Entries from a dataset
▬▬▬

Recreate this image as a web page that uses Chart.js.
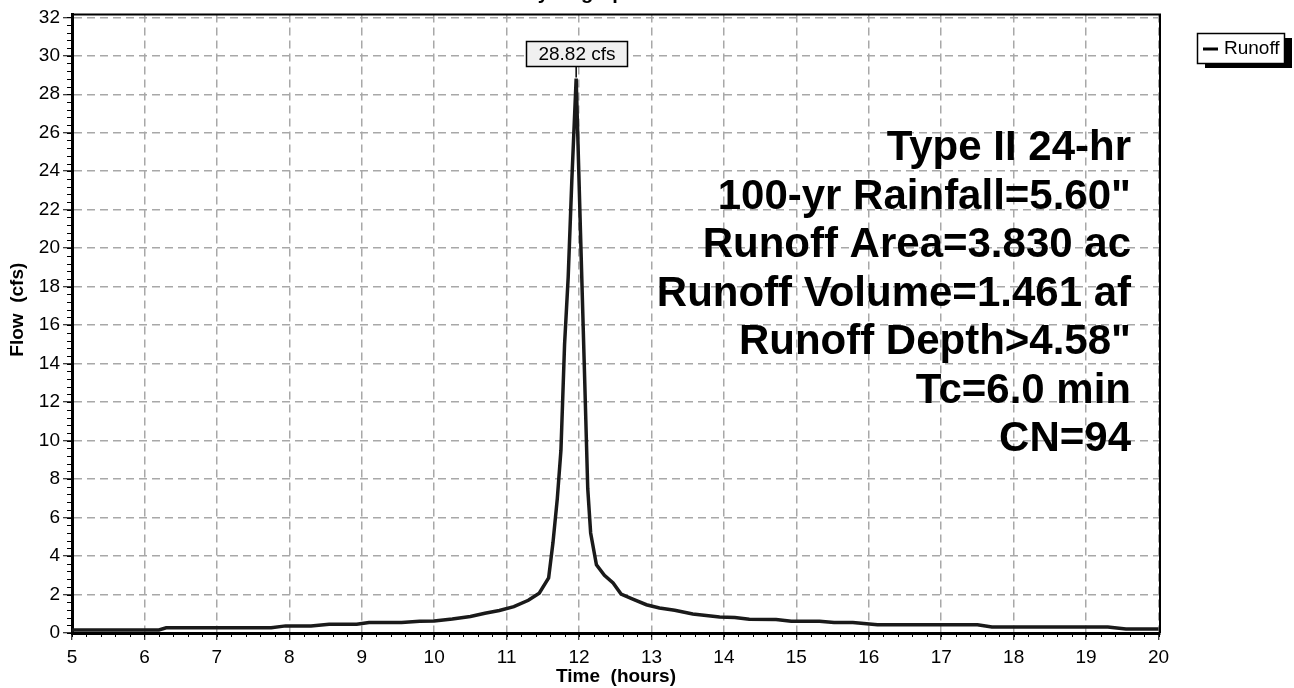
<!DOCTYPE html>
<html>
<head>
    <meta charset="utf-8">
    <title>Hydrograph</title>
    <script src="https://cdn.jsdelivr.net/npm/chart.js"></script>
    <style>
        body { margin: 0; background: #fff; }
        canvas { display: block; }
    </style>
</head>
<body>
    <canvas id="hydroChart" width="1294" height="688"></canvas>
    <script>
        // hydrograph: time (hours) / flow (cfs)
        const times = [5.0, 6.2, 6.3, 7.75, 7.95, 8.3, 8.55, 8.93, 9.1, 9.55, 9.8, 10.0, 10.25, 10.5, 10.7, 10.9,
            11.1, 11.3, 11.45, 11.58, 11.64, 11.7, 11.75, 11.8, 11.85, 11.9, 11.96, 12.02, 12.07, 12.12, 12.16,
            12.24, 12.35, 12.47, 12.58, 12.75, 12.93, 13.11, 13.32, 13.57, 13.94, 14.15, 14.35, 14.72, 14.93,
            15.32, 15.52, 15.78, 16.12, 17.5, 17.7, 19.3, 19.55, 20.0];
        const flows = [0.16, 0.16, 0.27, 0.27, 0.37, 0.37, 0.45, 0.45, 0.55, 0.55, 0.61, 0.63, 0.73, 0.86, 1.03, 1.17,
            1.37, 1.70, 2.07, 2.86, 4.7, 7.0, 9.5, 15.0, 18.5, 23.5, 28.82, 20.8, 14.2, 7.5, 5.2,
            3.55, 3.0, 2.6, 2.02, 1.75, 1.47, 1.3, 1.18, 0.99, 0.83, 0.81, 0.71, 0.70, 0.61,
            0.61, 0.54, 0.54, 0.43, 0.43, 0.31, 0.31, 0.21, 0.21];

        const xTickValues = [5, 6, 7, 8, 9, 10, 11, 12, 13, 14, 15, 16, 17, 18, 19, 20];
        const yTickValues = [0, 2, 4, 6, 8, 10, 12, 14, 16, 18, 20, 22, 24, 26, 28, 30, 32];
        const xMinorStep = 0.2;
        const yMinorStep = 0.4;

        const seriesName = 'Runoff';
        const peakUnit = 'cfs';
        const yTitle = 'Flow  (cfs)';
        const infoLines = ['Type II 24-hr', '100-yr Rainfall=5.60"', 'Runoff Area=3.830 ac',
            'Runoff Volume=1.461 af', 'Runoff Depth>4.58"', 'Tc=6.0 min', 'CN=94'];

        const FONT = "'Liberation Sans', Arial, sans-serif";
        Chart.defaults.font.family = FONT;
        Chart.defaults.color = '#000';

        // minor ticks, frame, titles, text block, peak label and legend
        const extras = {
            id: 'extras',
            afterDraw(chart) {
                const ctx = chart.ctx;
                const area = chart.chartArea;
                const x = chart.scales.x;
                const y = chart.scales.y;
                ctx.save();

                // minor ticks
                ctx.strokeStyle = '#000';
                ctx.lineWidth = 1;
                ctx.beginPath();
                const x0 = xTickValues[0], x1 = xTickValues[xTickValues.length - 1];
                for (let i = 0; x0 + i * xMinorStep <= x1 + 1e-9; i++) {
                    const px = Math.round(x.getPixelForValue(x0 + i * xMinorStep)) + 0.5;
                    ctx.moveTo(px, area.bottom);
                    ctx.lineTo(px, area.bottom + 4);
                }
                const y0 = yTickValues[0], y1 = yTickValues[yTickValues.length - 1];
                for (let i = 0; y0 + i * yMinorStep <= y1 + 1e-9; i++) {
                    const py = Math.round(y.getPixelForValue(y0 + i * yMinorStep)) + 0.5;
                    ctx.moveTo(area.left - 5, py);
                    ctx.lineTo(area.left, py);
                }
                ctx.stroke();

                // thin top / right frame
                ctx.lineWidth = 2;
                ctx.beginPath();
                ctx.moveTo(area.left, area.top);
                ctx.lineTo(area.right, area.top);
                ctx.lineTo(area.right, area.bottom);
                ctx.stroke();

                // chart title (mostly cut off at the top edge)
                ctx.fillStyle = '#000';
                ctx.font = 'bold 20px ' + FONT;
                ctx.textAlign = 'center';
                ctx.textBaseline = 'alphabetic';
                ctx.fillText('Hydrograph', area.right / 2, -1);

                // y axis title, sits a bit above the middle of the axis
                ctx.save();
                ctx.translate(18, (area.top + area.bottom) / 2 - 14);
                ctx.rotate(-Math.PI / 2);
                ctx.font = 'bold 19px ' + FONT;
                ctx.textBaseline = 'middle';
                ctx.fillText(yTitle, 0, 0);
                ctx.restore();

                // text block
                ctx.font = 'bold 42px ' + FONT;
                ctx.textAlign = 'right';
                ctx.textBaseline = 'alphabetic';
                infoLines.forEach((line, i) => {
                    ctx.fillText(line, area.right - 29, 160 + i * 48.5);
                });

                // peak label
                let iMax = 0;
                flows.forEach((f, i) => { if (f > flows[iMax]) iMax = i; });
                const pkX = x.getPixelForValue(times[iMax]);
                const pkY = y.getPixelForValue(flows[iMax]);
                const label = flows[iMax].toFixed(2) + ' ' + peakUnit;
                ctx.font = '19px ' + FONT;
                const bw = Math.round(ctx.measureText(label).width + 24);
                const bh = 25;
                const bx = Math.round(pkX - bw / 2) + 0.5;
                const by = Math.round(pkY - 12 - bh) + 0.5;
                ctx.fillStyle = '#f0f0f0';
                ctx.fillRect(bx, by, bw, bh);
                ctx.lineWidth = 1.5;
                ctx.strokeRect(bx, by, bw, bh);
                ctx.beginPath();
                ctx.moveTo(pkX, by + bh);
                ctx.lineTo(pkX, pkY - 1);
                ctx.stroke();
                ctx.fillStyle = '#000';
                ctx.textAlign = 'center';
                ctx.textBaseline = 'middle';
                ctx.fillText(label, bx + bw / 2, by + bh / 2 + 1);

                // legend with drop shadow
                const lx = 1197, ly = 33, lw = 87, lh = 30;
                ctx.fillStyle = '#000';
                ctx.fillRect(lx + 8, ly + 5, lw, lh);
                ctx.fillStyle = '#fff';
                ctx.fillRect(lx, ly, lw, lh);
                ctx.lineWidth = 1.5;
                ctx.strokeRect(lx + 0.5, ly + 0.5, lw, lh);
                ctx.lineWidth = 3;
                ctx.beginPath();
                ctx.moveTo(lx + 6, ly + lh / 2 + 1);
                ctx.lineTo(lx + 21, ly + lh / 2 + 1);
                ctx.stroke();
                ctx.fillStyle = '#000';
                ctx.font = '19px ' + FONT;
                ctx.textAlign = 'left';
                ctx.fillText(seriesName, lx + 27, ly + lh / 2 + 1);

                ctx.restore();
            }
        };

        const ctx = document.getElementById('hydroChart').getContext('2d');
        const hydroChart = new Chart(ctx, {
            type: 'line',
            data: {
                datasets: [{
                    label: seriesName,
                    data: times.map((t, i) => ({ x: t, y: flows[i] })),
                    borderColor: '#1a1a1a',
                    borderWidth: 3.5,
                    pointRadius: 0,
                    tension: 0,
                    fill: false
                }]
            },
            options: {
                responsive: false,
                animation: false,
                layout: { padding: { top: 12, right: 134, left: 0, bottom: 0 } },
                plugins: {
                    legend: { display: false },
                    tooltip: { enabled: false }
                },
                scales: {
                    x: {
                        type: 'linear',
                        min: 5,
                        max: 20.02,
                        afterBuildTicks: (scale) => { scale.ticks = xTickValues.map(v => ({ value: v })); },
                        afterFit: (scale) => { scale.height = 55; },
                        ticks: { font: { size: 19 }, padding: 6, maxRotation: 0, autoSkip: false },
                        grid: { color: '#a8a8a8', lineWidth: 1.5, tickColor: '#000', tickLength: 7, tickWidth: 1 },
                        border: { color: '#000', width: 3, dash: [8, 5] },
                        title: { display: true, text: 'Time  (hours)', font: { size: 19, weight: 'bold' }, padding: 0 }
                    },
                    y: {
                        min: 0,
                        max: 32.15,
                        afterBuildTicks: (scale) => { scale.ticks = yTickValues.map(v => ({ value: v })); },
                        afterFit: (scale) => { scale.width = 72; },
                        ticks: { font: { size: 19 }, padding: 3, autoSkip: false },
                        grid: { color: '#a8a8a8', lineWidth: 1.5, tickColor: '#000', tickLength: 9, tickWidth: 1 },
                        border: { color: '#000', width: 3, dash: [8, 5] }
                    }
                }
            },
            plugins: [extras]
        });
    </script>
</body>
</html>
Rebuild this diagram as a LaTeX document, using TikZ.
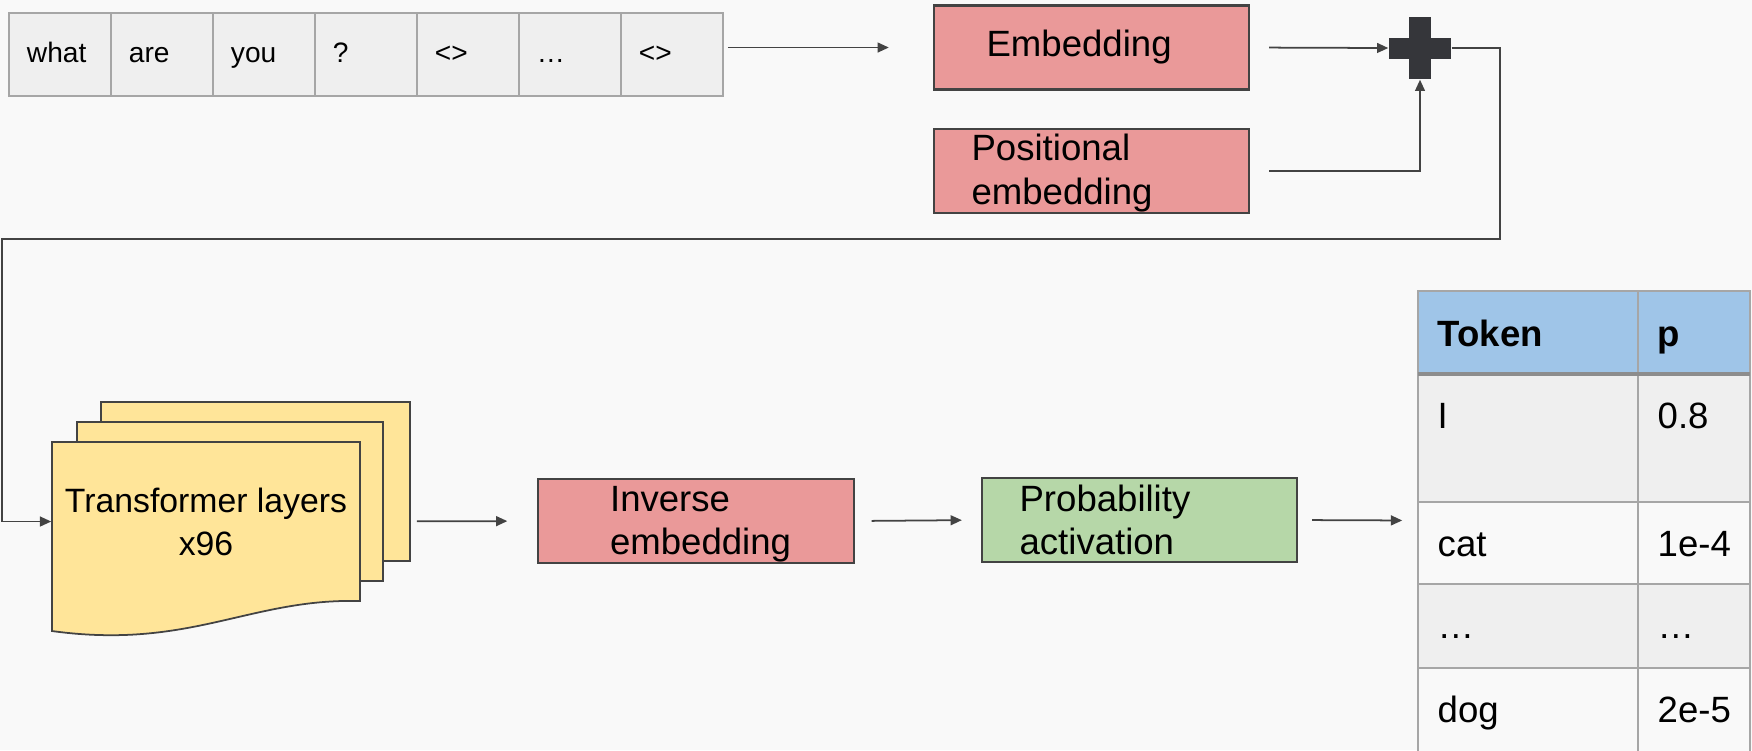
\documentclass[tikz,border=0pt]{standalone}
\usepackage{fontspec}
\setmainfont{Liberation Sans}
\usetikzlibrary{arrows.meta}

\definecolor{bgcol}{HTML}{F9F9F9}
\definecolor{cellgray}{HTML}{EFEFEF}
\definecolor{gridgray}{HTML}{A6A6A6}
\definecolor{linegray}{HTML}{434343}
\definecolor{embred}{HTML}{EA9999}
\definecolor{probgreen}{HTML}{B6D7A8}
\definecolor{layeryellow}{HTML}{FFE599}
\definecolor{headblue}{HTML}{9FC5E8}
\definecolor{plusdark}{HTML}{35363A}

\tikzset{
  flow/.style={-{Triangle[length=3.2pt,width=2.8pt]}, draw=linegray, line width=0.5pt},
  tokcell/.style={rectangle, draw=gridgray, fill=cellgray, line width=0.5pt, minimum height=0.83cm,
    text width=0.66cm, inner xsep=0.18cm, text height=6.3pt, text depth=2pt, align=left,
    font=\fontsize{8}{9.6}\selectfont},
  box/.style={rectangle, draw=linegray, line width=0.6pt, minimum width=3.15cm, minimum height=0.84cm, inner sep=0},
  boxtext/.style={anchor=west, inner sep=0, align=left, font=\fontsize{10.4}{12.4}\selectfont},
  layerfill/.style={fill=layeryellow, draw=linegray, line width=0.5pt},
  tabcell/.style={draw=gridgray, line width=0.5pt},
  celltext/.style={anchor=base west, inner sep=0, font=\fontsize{10.4}{12.4}\selectfont}
}

\begin{document}
\begin{tikzpicture}[x=0.01cm, y=-0.01cm]
    \useasboundingbox (0,0) rectangle (1752,750);
    \fill[bgcol] (0,0) rectangle (1752,750);

    % input tokens
    \foreach \w [count=\i from 0] in {what,are,you,?,<>,…,<>} {
        \node[tokcell] (tok\i) at (60+102*\i, 54.5) {\w};
    }

    \node[box, fill=embred] (emb) at (1091.5,47.5) {};
    \node[boxtext] (embtxt) at ([xshift=0.53cm]emb.west) {Embedding};
    \node[box, fill=embred] (pos) at (1091.5,171) {};
    \node[boxtext] (postxt) at ([xshift=0.38cm, yshift=-0.02cm]pos.west) {Positional\\embedding};

    % the plus sign
    \node[minimum size=0.62cm, inner sep=0] (plus) at (1420,48) {};
    \fill[plusdark] (plus)++(-11,-31) rectangle ++(22,62);
    \fill[plusdark] (plus)++(-31,-10.5) rectangle ++(62,21);

    % stacked transformer layers
    \filldraw[layerfill] (101,402) rectangle (410,561);
    \filldraw[layerfill] (77,422) rectangle (383,581);
    \filldraw[layerfill] (52,442) -- (360,442) -- (360,601) .. controls (250,598) and (190,650) .. (52,631) -- cycle;
    \node[align=center, inner sep=0, minimum width=3.08cm, minimum height=1.59cm,
        font=\fontsize{9.6}{12.2}\selectfont] (layers) at (206,521.5) {Transformer layers\\x96};

    \node[box, fill=embred] (inv) at (696,521) {};
    \node[boxtext] (invtxt) at ([xshift=0.72cm, yshift=-0.03cm]inv.west) {Inverse\\embedding};
    \node[box, fill=probgreen] (prob) at (1139.5,520) {};
    \node[boxtext] (probtxt) at ([xshift=0.38cm]prob.west) {Probability\\activation};

    % output table
    \node[minimum width=3.32cm, minimum height=4.59cm, inner sep=0] (probtab) at (1584,520.5) {};
    \filldraw[tabcell, fill=headblue] (1418,291) rectangle (1638,373);
    \filldraw[tabcell, fill=headblue] (1638,291) rectangle (1750,373);
    \node[celltext, font=\fontsize{10.4}{12.4}\selectfont\bfseries] (tokhead) at (1437,346) {Token};
    \node[celltext, font=\fontsize{10.4}{12.4}\selectfont\bfseries] (phead) at (1657,346) {p};
    \foreach \tk/\pv/\rowtop/\rowht/\fc [count=\r] in {I/0.8/374/128/cellgray, cat/1e-4/502/82/bgcol, …/…/584/84/cellgray, dog/2e-5/668/84/bgcol} {
        \filldraw[tabcell, fill=\fc] (1418,\rowtop) rectangle (1638,\rowtop+\rowht);
        \filldraw[tabcell, fill=\fc] (1638,\rowtop) rectangle (1750,\rowtop+\rowht);
        \node[celltext] (tk\r) at (1437,\rowtop+54) {\tk};
        \node[celltext] (pv\r) at (1657,\rowtop+54) {\pv};
    }
    \draw[draw=gridgray!85!black, line width=1.3pt] (1418,374) -- (1750,374);

    % connectors
    \coordinate (bendR) at (1500,239);
    \coordinate (bendL) at (2,239);
    \draw[flow, shorten <=0.04cm, shorten >=0.44cm] (tok6.east |- emb.west) -- (emb.west);
    \draw[flow, shorten <=0.19cm] (emb.east) -- (plus.west);
    \draw[flow, shorten <=0.19cm] (pos.east) -| (plus.south);
    \draw[flow] (plus.east) -| (bendR) -- (bendL) |- (layers.west);
    \draw[flow, shorten <=0.56cm, shorten >=0.30cm] (layers.east) -- (inv.west);
    \draw[flow, shorten <=0.17cm, shorten >=0.19cm] (inv.east) -- (prob.west);
    \draw[flow, shorten <=0.14cm, shorten >=0.15cm] (prob.east) -- (probtab.west);
\end{tikzpicture}
\end{document}
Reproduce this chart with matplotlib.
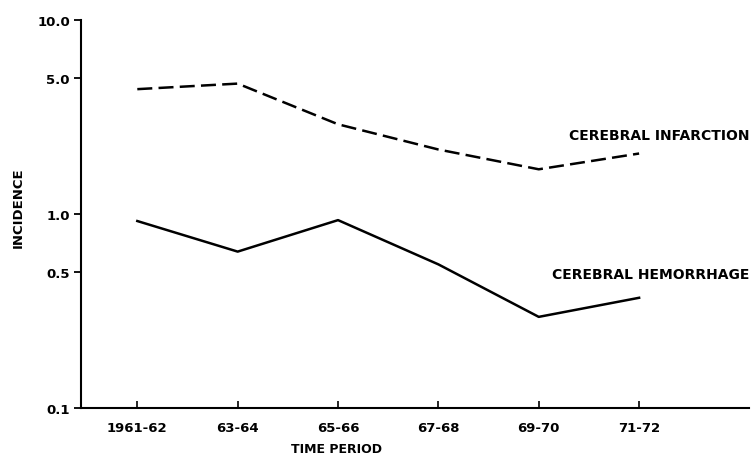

▬▬▬

Print the entries as they stand, first line through the line holding "0.61, 0.54, 0.54, 0.43, 0.43, 0.31, 0.31, 0.21, 0.21];", with every picture removed.

» **WRITTEN SOLUTION**
Recreate this image as a web page that uses Chart.js.
<!DOCTYPE html>
<html>
<head>
    <meta charset="utf-8">
    <title>Hydrograph</title>
    <script src="https://cdn.jsdelivr.net/npm/chart.js"></script>
    <style>
        body { margin: 0; background: #fff; }
        canvas { display: block; }
    </style>
</head>
<body>
    <canvas id="hydroChart" width="1294" height="688"></canvas>
    <script>
        // hydrograph: time (hours) / flow (cfs)
        const times = [5.0, 6.2, 6.3, 7.75, 7.95, 8.3, 8.55, 8.93, 9.1, 9.55, 9.8, 10.0, 10.25, 10.5, 10.7, 10.9,
            11.1, 11.3, 11.45, 11.58, 11.64, 11.7, 11.75, 11.8, 11.85, 11.9, 11.96, 12.02, 12.07, 12.12, 12.16,
            12.24, 12.35, 12.47, 12.58, 12.75, 12.93, 13.11, 13.32, 13.57, 13.94, 14.15, 14.35, 14.72, 14.93,
            15.32, 15.52, 15.78, 16.12, 17.5, 17.7, 19.3, 19.55, 20.0];
        const flows = [0.16, 0.16, 0.27, 0.27, 0.37, 0.37, 0.45, 0.45, 0.55, 0.55, 0.61, 0.63, 0.73, 0.86, 1.03, 1.17,
            1.37, 1.70, 2.07, 2.86, 4.7, 7.0, 9.5, 15.0, 18.5, 23.5, 28.82, 20.8, 14.2, 7.5, 5.2,
            3.55, 3.0, 2.6, 2.02, 1.75, 1.47, 1.3, 1.18, 0.99, 0.83, 0.81, 0.71, 0.70, 0.61,
            0.61, 0.54, 0.54, 0.43, 0.43, 0.31, 0.31, 0.21, 0.21];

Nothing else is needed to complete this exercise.